The transformative farce of Davos

Posted on January 31, 2014


Vague ideas of transformation are all the rage these days. Take the latest bunfight in Davos, for example. The annual gathering of the grandly named World Economic Forum (WEF) that ended last weekend met under the heading: “The Reshaping of the World: Consequences for Society, Politics and Business.”

But apart from the time-honoured genuflections to a better, stable, more peaceful world order, there was no indication that any WEF members had any intention of transforming anything. Instead, the platitudes flowed, as they always do when the world’s richest business club hosts politicians, opinion makers, trade unionists and a clutch of celebrities keen to burnish the hearts on their sleeves.

However, there was this year a slightly greater note of urgency in the concerns expressed about global inequality and the vast armies of the mainly young unemployed. And WEF founder Klaus Schwab also listed as his greatest current concern the “lack of trust in global leaders”.

These leaders are, of course, the politicians who have introduced — often at the behest of WEF members — austerity measures and other policies that have impacted negatively on working people almost everywhere. So it seems perfectly understandable that increasing numbers of working people are losing whatever confidence they had in those who would govern them.

Transformation — “reshaping” — is clearly called for, yet the pressure from big business at Davos was for much more of the same. According to a survey of 1 344 business executives, the concern of these bosses is with what they claim is “over-regulation” of the business environment (for which read: laws that protect workers).

In this survey, released at Davos, they also listed a serious worry with the level of social spending. The call here is for more cutbacks in pensions and other social grants along with the right to hire and fire at will. In other words, a return to the barbaric “masters and servants” employment practices of apartheid or the conditions that applied almost everywhere in the 19th and early 20th Centuries.

And the global elite certainly lived it up in the style of the plutocrats of old; no austerity for them. Take the opulent Bellevedere Hotel in Davos, for example. It hosted 320 parties over the five-day WEF bash and, according to the BBC, ordered in 1,594 bottles of champagne and Italian Prosecco bubbly, as well as 3,088 bottles of red and white wine. As the Washington Post noted: “Evenings are your usual party scene, devoted to celebrity-spotting, night skiing and….a fair amount of alcohol consumption.”

There was good reason to celebrate for the 80 billionaires and the legion of multi-millionaires attending: their combined wealth, in almost every case, swelled enormously over the past year. Of course, statistics should always be treated with caution, especially when, in the case of the personal wealth of the fabulously rich, they are usually minimum estimates, based on share ownership.

However, on the basis of the value of holdings on various stock exchanges, it is probably accurate to state, as news agencies did, that the wealth of the 300 richest people increased by $524 billion over the past year. And as an Oxfam estimate has it, the richest 85 individuals in the world today posses more wealth than the 3.5 billion people who make up half the world’s population.

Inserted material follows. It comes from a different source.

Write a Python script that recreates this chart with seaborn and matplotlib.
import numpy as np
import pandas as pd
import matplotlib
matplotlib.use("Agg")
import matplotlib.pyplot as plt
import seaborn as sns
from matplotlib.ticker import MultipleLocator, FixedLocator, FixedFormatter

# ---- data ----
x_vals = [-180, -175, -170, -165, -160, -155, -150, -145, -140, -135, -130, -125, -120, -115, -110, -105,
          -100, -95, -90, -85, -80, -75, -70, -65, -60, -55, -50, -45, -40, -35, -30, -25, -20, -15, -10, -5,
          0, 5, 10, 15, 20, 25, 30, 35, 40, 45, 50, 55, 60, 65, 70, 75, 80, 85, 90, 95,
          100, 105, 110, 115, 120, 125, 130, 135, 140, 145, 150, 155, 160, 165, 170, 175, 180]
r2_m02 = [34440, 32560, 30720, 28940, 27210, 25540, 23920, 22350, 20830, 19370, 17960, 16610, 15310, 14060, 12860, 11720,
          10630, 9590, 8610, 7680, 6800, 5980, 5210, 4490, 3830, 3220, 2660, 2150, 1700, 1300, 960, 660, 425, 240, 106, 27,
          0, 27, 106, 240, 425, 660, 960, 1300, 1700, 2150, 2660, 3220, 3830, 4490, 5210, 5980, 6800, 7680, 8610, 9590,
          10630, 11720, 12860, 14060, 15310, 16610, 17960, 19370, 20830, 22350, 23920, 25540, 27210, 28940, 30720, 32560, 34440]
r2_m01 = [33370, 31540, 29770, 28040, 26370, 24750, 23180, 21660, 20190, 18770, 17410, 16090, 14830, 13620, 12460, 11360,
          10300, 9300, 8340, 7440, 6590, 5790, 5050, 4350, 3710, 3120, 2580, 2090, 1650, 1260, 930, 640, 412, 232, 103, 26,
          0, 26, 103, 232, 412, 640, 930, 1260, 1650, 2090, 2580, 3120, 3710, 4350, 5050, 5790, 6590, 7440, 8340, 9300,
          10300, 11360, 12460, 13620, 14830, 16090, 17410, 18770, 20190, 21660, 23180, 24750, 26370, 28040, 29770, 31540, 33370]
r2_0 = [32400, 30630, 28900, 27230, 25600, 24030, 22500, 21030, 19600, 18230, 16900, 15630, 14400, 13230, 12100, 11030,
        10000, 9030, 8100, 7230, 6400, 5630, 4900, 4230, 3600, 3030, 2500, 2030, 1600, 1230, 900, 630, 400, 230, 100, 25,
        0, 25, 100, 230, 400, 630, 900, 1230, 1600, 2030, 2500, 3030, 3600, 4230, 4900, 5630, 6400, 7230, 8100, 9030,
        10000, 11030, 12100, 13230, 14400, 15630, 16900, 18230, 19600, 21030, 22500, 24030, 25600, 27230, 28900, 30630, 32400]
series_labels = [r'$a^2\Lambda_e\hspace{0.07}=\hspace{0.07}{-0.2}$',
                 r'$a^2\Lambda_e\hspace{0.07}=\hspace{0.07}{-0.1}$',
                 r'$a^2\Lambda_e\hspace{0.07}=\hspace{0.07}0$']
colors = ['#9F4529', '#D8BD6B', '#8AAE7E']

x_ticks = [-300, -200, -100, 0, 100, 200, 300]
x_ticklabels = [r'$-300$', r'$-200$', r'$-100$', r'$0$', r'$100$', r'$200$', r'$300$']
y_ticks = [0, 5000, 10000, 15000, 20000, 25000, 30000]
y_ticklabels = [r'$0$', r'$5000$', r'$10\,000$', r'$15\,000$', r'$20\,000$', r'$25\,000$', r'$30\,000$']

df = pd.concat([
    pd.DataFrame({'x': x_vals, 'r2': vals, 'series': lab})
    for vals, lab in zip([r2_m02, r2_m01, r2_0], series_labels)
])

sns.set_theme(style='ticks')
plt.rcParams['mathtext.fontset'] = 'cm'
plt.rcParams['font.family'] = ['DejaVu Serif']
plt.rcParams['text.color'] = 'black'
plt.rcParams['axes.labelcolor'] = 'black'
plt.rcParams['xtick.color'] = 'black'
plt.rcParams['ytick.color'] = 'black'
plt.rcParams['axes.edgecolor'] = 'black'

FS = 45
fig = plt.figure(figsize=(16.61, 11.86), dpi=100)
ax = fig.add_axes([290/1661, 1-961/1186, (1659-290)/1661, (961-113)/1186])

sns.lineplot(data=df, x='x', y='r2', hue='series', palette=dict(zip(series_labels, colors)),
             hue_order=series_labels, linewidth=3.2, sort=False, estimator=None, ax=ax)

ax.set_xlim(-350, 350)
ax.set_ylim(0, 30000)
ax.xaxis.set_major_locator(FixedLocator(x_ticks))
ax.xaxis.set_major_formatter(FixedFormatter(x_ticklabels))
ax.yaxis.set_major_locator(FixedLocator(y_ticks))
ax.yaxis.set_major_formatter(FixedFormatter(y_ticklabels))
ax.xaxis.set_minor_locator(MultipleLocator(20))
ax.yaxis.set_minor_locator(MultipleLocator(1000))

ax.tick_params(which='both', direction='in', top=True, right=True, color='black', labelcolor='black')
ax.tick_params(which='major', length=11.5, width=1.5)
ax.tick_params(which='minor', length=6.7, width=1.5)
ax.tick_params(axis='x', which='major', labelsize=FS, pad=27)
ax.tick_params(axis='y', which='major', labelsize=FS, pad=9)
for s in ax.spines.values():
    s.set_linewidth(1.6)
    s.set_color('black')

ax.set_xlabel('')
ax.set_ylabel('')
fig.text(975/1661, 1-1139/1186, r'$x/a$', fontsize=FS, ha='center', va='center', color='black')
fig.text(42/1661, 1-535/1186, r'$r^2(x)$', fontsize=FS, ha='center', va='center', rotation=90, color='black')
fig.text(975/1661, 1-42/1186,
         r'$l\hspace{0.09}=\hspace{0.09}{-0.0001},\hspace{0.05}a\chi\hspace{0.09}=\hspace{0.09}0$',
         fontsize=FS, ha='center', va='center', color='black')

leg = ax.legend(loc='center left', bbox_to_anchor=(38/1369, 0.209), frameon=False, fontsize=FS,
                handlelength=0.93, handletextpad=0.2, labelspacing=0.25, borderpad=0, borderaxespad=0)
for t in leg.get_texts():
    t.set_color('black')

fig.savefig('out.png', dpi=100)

This situation, the Davos grandees concurred, makes for instability. So there was some hand-wringing about unemployment and the wage and welfare gap, with trade union attendees, once again, to the fore. For the labour movement it was very much a repeat of the 2008 meeting in Davos, a time of the bailouts of banks and the finally admitted onset of the global economic crisis that had been brewing for more than a decade.

It was then that the International Trade Union Confederation (ITUC) issued an official statement bewailing the the fact that the losers in the global marketplace were “the workers…and not the bailed-out bankers and financiers who triggered the crisis”. According to ITUC general secretary Sharan Burrow: “A massive rip-off of wealth is taking place, with a tiny cohort of the world’s richest people creaming off vast amounts of money while incomes for the great bulk of the worlds’ population are stagnating or falling.”

As this column noted at the time, and which the ITUC statement avoided, was that the very bankers, financiers and companies blamed for creating the current economic crisis, were among the WEF hosts. Six years down the line, little had changed.

Representatives from banks whose speculative and often fraudulent dealings played a large part in the 2007/8 crash were again prominent in Davos. HSBC, heavily fined for fiddling lending rates and laundering drug money was there, along with Barclays, Goldman Sachs and the scandal rocked Citigroup.

Even the language from the labour movement had a familiar ring. In 2008 Sharan Burrow referred to policies leading to mass unemployment as “the gorilla in the living room of globalisation”. This year, Guy Rider, former ITUC general secretary and now director general of the International Labour Organisation, noted: “The jobs issue is the gorilla in the Davos living room.”

He added: “You can’t ignore it, and as much as one may be tempted to tip-toe around it, we need to tackle it head on. Or it just won’t go away.”

But the only solution as to how to tackle it seemed to amount — yet again — to a plea directed at very people generally held by the labour movement to be responsible for the economic mess we’re in. As British economist John Maynard Keynes is reputed to have said, this amounts to the “extraordinary belief that the nastiest of men for the nastiest of motives will somehow work for the benefit of us all”.